The narrator (voiced by William McInnes) tells the story of his larrikin, asthmatic brother. Brother features their parents and the suburban world they live in.

Curator’s notes

Brother completes Adam Elliot’s family trilogy that began with Uncle (1996) and Cousin (1998). The cast of characters in this film is fuller and more animated than the earlier films and the director’s voice more confident as he unfolds his story, capturing us with its humour and pathos.

The boys grow up in the suburbs with Mum, Dad, a pet parrot and neighbours, but nothing else about them is ordinary. Their father, once part of a duo of acrobatic clowns, becomes a paraplegic, then an alcoholic. Their mother sells pies at the football and threatens to send the boys to a boys’ home if they don’t eat the tongue she serves for dinner.

Brother is asthmatic, with one half of his glasses blacked out. Together, the boys have a lot of fun, with Brother always ‘copping it’, even when defending his younger sibling: ‘My brother didn’t look for trouble, it seemed to find him’. Brother, undaunted by his handicaps, wants to be an acrobat like his Dad. But as their neighbour predicts, ‘karma’ catches up with the luckless Brother.

Invalid, alcoholic Dad, chain-smoking Mum, purple-haired Ruby, school bully Matthew and the bulbous-headed Mr Stewart, provide a fitting supporting cast for Brother, the asthmatic anti-hero prankster. Elliot engages the audience with humour that is sometimes ‘schoolboy’, but concludes with a scene that is memorable in its compassion.

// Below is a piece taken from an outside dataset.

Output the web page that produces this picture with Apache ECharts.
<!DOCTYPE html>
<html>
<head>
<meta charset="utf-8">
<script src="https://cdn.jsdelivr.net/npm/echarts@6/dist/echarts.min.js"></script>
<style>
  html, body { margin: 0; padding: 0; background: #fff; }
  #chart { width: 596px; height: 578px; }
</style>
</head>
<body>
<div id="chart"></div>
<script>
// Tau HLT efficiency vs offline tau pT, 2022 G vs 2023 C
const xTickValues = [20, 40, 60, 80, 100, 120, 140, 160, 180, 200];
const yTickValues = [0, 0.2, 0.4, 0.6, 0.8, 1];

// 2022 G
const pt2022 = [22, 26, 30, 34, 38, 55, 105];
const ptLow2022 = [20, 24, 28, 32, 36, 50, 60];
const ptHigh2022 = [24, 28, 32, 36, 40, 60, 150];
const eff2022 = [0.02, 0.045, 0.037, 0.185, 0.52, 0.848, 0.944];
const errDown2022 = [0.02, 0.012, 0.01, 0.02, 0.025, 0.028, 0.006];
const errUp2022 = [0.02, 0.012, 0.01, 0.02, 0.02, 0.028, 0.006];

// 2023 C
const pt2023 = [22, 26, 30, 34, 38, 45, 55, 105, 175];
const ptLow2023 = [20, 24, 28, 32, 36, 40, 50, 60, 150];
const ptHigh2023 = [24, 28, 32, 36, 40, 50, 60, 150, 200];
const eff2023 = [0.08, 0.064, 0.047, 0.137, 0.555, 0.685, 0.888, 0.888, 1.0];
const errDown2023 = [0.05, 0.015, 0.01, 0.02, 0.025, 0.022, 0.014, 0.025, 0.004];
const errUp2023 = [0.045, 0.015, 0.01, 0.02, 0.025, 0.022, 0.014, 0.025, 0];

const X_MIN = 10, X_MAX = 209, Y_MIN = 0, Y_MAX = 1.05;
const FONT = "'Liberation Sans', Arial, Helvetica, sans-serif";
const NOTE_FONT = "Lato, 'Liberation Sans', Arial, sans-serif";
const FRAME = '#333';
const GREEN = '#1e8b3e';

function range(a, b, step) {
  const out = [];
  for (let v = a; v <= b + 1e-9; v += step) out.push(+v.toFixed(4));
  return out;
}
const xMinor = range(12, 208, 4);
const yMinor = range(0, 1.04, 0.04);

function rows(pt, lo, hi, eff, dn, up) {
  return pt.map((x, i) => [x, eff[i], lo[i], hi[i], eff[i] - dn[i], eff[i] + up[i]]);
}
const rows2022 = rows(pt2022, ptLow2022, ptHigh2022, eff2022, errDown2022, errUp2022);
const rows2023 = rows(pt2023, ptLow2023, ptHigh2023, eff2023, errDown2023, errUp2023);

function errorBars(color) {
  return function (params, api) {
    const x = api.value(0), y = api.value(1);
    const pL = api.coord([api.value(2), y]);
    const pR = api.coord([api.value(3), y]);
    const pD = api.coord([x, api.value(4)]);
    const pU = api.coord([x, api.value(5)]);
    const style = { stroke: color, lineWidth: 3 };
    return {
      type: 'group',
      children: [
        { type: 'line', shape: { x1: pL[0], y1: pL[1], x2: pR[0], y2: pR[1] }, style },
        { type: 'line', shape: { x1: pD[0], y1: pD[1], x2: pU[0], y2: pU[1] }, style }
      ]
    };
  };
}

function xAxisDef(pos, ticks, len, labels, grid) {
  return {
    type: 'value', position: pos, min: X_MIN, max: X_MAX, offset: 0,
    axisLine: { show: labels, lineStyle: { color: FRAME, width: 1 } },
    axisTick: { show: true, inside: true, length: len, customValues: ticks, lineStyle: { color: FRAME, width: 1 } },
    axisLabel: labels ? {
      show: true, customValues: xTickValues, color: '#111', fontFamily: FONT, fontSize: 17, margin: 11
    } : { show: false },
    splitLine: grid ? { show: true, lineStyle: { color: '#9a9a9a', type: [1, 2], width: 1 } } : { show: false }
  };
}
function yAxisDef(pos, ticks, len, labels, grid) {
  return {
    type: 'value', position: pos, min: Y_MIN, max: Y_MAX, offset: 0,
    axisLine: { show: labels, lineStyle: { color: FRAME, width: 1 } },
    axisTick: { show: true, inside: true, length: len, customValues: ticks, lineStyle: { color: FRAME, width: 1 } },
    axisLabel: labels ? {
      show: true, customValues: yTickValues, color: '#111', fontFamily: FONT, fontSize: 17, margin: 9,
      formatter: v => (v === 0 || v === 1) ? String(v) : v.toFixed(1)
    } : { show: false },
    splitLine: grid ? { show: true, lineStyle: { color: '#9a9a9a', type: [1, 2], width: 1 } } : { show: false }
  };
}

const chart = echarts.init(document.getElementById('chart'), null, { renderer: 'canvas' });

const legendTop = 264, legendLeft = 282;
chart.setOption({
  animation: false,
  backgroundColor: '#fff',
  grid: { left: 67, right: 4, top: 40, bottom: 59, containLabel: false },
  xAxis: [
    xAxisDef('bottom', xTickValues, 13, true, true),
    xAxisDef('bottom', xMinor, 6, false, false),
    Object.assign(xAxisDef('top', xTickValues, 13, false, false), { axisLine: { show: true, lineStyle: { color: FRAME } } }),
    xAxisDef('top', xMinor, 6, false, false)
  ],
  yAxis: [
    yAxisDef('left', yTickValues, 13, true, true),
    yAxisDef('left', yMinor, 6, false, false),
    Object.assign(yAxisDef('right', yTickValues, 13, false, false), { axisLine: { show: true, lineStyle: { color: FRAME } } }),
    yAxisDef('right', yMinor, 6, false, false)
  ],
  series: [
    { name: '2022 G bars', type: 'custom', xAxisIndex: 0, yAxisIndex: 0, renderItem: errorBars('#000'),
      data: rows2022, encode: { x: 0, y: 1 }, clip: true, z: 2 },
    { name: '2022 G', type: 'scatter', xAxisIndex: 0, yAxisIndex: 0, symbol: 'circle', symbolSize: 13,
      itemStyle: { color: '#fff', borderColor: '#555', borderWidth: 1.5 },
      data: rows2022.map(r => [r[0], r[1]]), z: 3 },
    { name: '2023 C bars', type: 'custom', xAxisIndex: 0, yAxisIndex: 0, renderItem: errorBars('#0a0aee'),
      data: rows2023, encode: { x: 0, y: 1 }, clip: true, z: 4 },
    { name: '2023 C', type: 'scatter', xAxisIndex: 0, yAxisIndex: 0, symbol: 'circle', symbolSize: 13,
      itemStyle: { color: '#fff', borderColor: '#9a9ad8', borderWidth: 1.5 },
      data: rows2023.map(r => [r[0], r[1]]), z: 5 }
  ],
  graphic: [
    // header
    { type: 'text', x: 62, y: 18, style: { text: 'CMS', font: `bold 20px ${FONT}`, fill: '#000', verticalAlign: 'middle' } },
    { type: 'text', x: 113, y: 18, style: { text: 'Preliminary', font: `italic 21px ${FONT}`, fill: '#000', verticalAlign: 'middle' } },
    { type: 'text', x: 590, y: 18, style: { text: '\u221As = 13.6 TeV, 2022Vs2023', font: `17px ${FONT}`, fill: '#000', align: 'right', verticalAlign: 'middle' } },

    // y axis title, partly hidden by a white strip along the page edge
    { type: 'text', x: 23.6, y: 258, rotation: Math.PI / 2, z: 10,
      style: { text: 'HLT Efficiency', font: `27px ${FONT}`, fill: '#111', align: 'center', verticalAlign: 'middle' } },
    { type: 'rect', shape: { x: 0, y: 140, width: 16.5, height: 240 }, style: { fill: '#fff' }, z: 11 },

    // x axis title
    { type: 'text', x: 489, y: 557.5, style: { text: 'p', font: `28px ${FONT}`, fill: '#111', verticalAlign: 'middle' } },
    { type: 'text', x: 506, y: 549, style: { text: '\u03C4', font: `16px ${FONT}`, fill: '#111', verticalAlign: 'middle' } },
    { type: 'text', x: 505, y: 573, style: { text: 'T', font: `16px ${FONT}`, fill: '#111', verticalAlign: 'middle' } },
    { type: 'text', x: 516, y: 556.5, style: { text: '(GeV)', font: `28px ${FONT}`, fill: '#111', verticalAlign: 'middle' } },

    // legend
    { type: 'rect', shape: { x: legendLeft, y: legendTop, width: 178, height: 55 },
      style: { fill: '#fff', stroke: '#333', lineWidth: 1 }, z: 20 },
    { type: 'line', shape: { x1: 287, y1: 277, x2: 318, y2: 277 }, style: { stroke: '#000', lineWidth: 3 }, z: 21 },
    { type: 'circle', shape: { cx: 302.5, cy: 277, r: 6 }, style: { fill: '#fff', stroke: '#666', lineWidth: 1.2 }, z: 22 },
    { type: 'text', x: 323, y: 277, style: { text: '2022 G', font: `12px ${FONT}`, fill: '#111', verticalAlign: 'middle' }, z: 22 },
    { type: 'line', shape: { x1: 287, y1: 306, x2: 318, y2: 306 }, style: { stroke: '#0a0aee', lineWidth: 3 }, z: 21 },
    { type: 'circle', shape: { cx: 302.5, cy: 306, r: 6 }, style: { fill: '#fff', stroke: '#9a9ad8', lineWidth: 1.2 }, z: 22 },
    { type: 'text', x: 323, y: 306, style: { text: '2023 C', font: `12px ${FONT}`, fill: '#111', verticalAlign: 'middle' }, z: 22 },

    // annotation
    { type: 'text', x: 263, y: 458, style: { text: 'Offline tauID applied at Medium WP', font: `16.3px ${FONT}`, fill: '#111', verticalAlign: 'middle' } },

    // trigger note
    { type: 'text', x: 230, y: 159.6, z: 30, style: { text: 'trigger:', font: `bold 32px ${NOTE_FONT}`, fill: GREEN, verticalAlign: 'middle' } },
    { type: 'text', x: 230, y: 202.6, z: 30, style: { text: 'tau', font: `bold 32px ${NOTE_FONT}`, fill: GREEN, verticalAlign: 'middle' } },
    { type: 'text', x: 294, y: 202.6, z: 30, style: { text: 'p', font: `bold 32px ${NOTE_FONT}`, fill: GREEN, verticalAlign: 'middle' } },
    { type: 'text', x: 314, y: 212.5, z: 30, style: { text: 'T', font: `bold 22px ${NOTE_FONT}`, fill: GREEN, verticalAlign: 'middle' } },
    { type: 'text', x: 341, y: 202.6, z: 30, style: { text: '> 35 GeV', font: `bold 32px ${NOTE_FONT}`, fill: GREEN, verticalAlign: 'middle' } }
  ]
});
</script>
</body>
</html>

Like Uncle and Cousin before it, Brother won the AFI Award for Best Animation. It also won the 2000 AFI Award for Non Feature Screenplay. Other prizes include Best Short Film from the Film Critics’ Circle of Australia, a 'Special Distinction for its humour and sensitivity’ at the Annecy International Animation Festival, Best Australian Animation at the 2000 ATOM Awards, Best Australian Animated Film at the Sydney Film Festival Dendy Awards, and prizes from international festivals including the Aspen International Short Film Festival, Mardi Gras Film Festival and Flickerfest International Film Festival. Brother screened on SBS Television.